Your objective: From the records below, copy every line that contains the word "draw".
___ Exercise inputs ___
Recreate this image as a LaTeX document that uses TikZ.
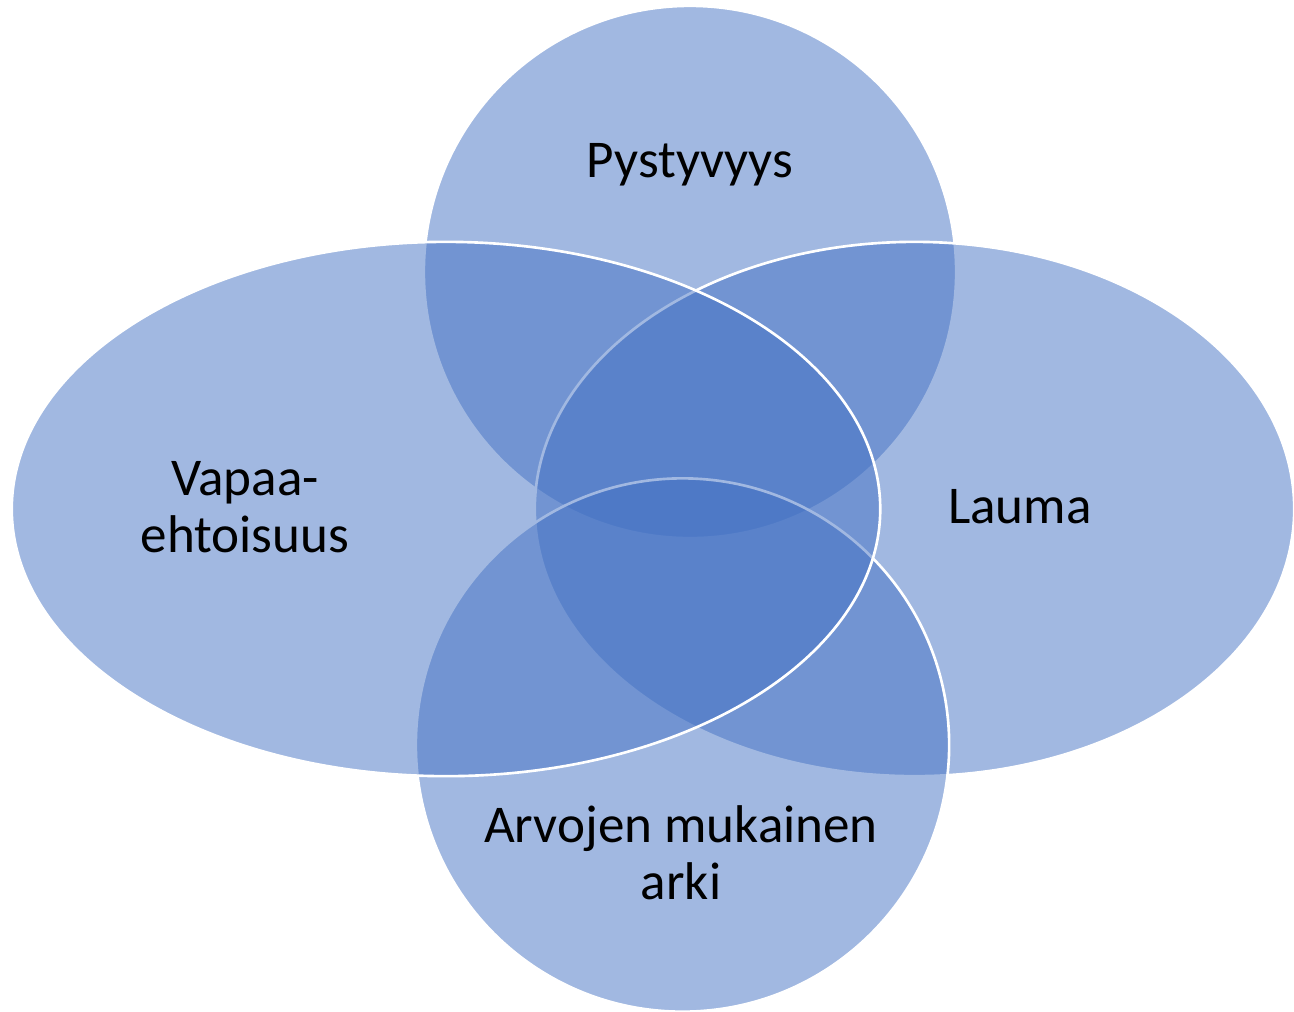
\documentclass[tikz,border=0pt]{standalone}
\usepackage{fontspec}
\setmainfont{Carlito}
\usetikzlibrary{shapes.geometric}
\definecolor{venn}{HTML}{4472C4}
\begin{document}
\begin{tikzpicture}[x=0.01cm,y=-0.01cm,
  venshape/.style={ellipse, draw=white, line width=0.75pt, fill=venn, fill opacity=0.5, draw opacity=1, inner sep=0pt, outer sep=0pt},
  lbl/.style={font=\fontsize{15.1}{16.4}\selectfont, text=black, inner sep=0pt, anchor=base}]
\fill[white] (0,0) rectangle (1294,1011);
\useasboundingbox (0,0) rectangle (1294,1011);
\node[venshape, minimum width=5.32cm, minimum height=5.32cm] (topc) at (690,272) {};
\node[venshape, minimum width=7.59cm, minimum height=5.34cm] (righte) at (914.5,509) {};
\node[venshape, minimum width=5.33cm, minimum height=5.33cm] (botc) at (682.5,745) {};
\node[venshape, minimum width=8.68cm, minimum height=5.34cm] (lefte) at (446,509) {};
\node[lbl] (tlabel) at (690,177) {Pystyvyys};
\node[lbl] (rlabel) at (1020,523) {Lauma};
\node[lbl] (llabel) at (245,495) {\begin{tabular}[t]{@{}c@{}}Vapaa-\\ehtoisuus\end{tabular}};
\node[lbl] (blabel) at (681,842) {\begin{tabular}[t]{@{}c@{}}Arvojen mukainen\\arki\end{tabular}};
\end{tikzpicture}
\end{document}
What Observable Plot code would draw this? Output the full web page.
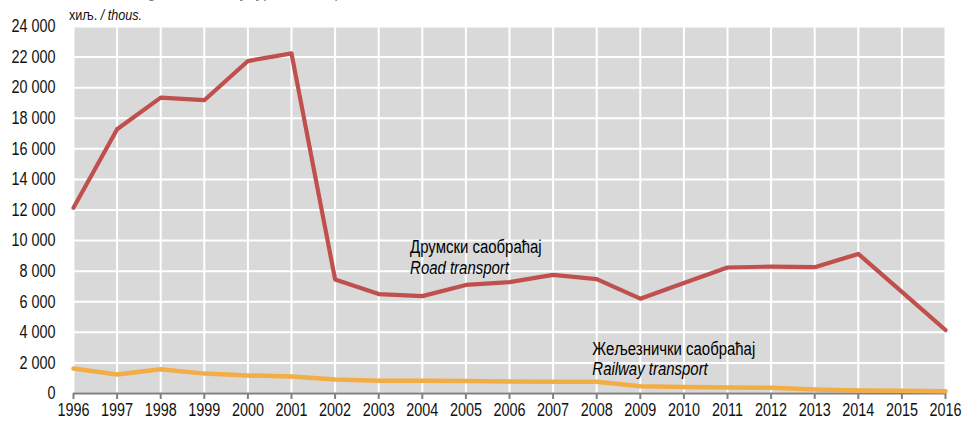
___
Task answer:
  venshape/.style={ellipse, draw=white, line width=0.75pt, fill=venn, fill opacity=0.5, draw opacity=1, inner sep=0pt, outer sep=0pt},
What Observable Plot code would draw this? Output the full web page.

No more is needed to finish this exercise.